Apparently they're trying to make some changes with adding advisory boards, etc. But that won't help if leadership doesn't change. It was arrogance that brought them this mess, and the same people are still in charge. https://www.audioholics.com/news/sonos-backpedals https://www.cmswire.com/customer-experience/sonos-pledges-ch...

Empty promises from people we don't trust is not a way to win back loyalty. It's just lame PR damage control that fools nobody. They've been doing that for months now and the system is still half broken. Every week I run into issues and I've stopped trying to even report them anymore. RIP. I used to love my Move so much =/ At least that will keep working in Bluetooth mode... I hope.

Never going to buy a smart speaker system again. Dumb old cables is the way to go.


> Never going to buy a smart speaker system again. Dumb old cables is the way to go.

Most things with "smart" in the name are never worth the investment.


The audio sync is really hard to get right on homemade setups (I tried).

Sonos really sucks at software, but they get that right. And the speakers are good quality.


There are zero audio sync issues between speakers all wired to the same receiver. You can get an input cable that connects to a headphone jack to make an iPhone resemble a CD player input on the back of the receiver.

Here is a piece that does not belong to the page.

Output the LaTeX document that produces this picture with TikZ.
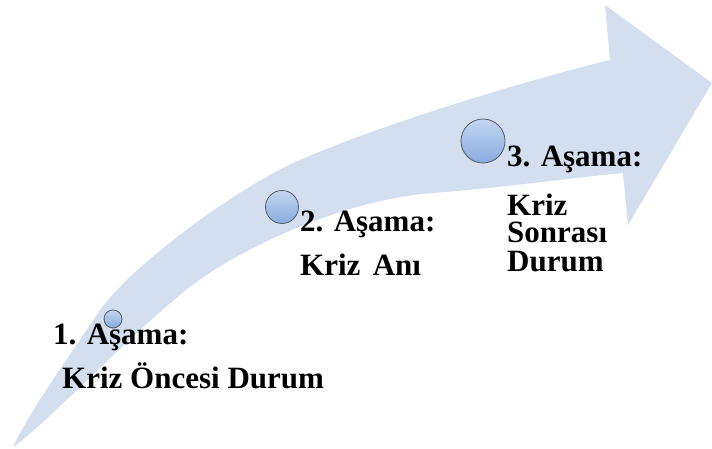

Also need an apple dongle for phones w/o headphone jacks.

The very mild inconvenience of using different speakers in different rooms to me is very tolerable vs. the horrible experience with my Sonos speaker deciding to stop working or can't connect, forcing updates, etc. when I just want some chill vibe background music.


Have you tried recently? I’ve been playing with music-assistant, snapcast, and shairport-sync on some raspberry pi zeros. Synchronization has seemed to work incredibly well during my experiments.


Sonos syncs things up well-enough that a pair of them can be used in stereo. The stereo pair will play in-phase (allowing for imaging like with conventional stereo rigs), and stay locked together even as devices are added and removed to/from a group.

Do DIY solutions accomplish this?


For me it was more about the cables than the smart features.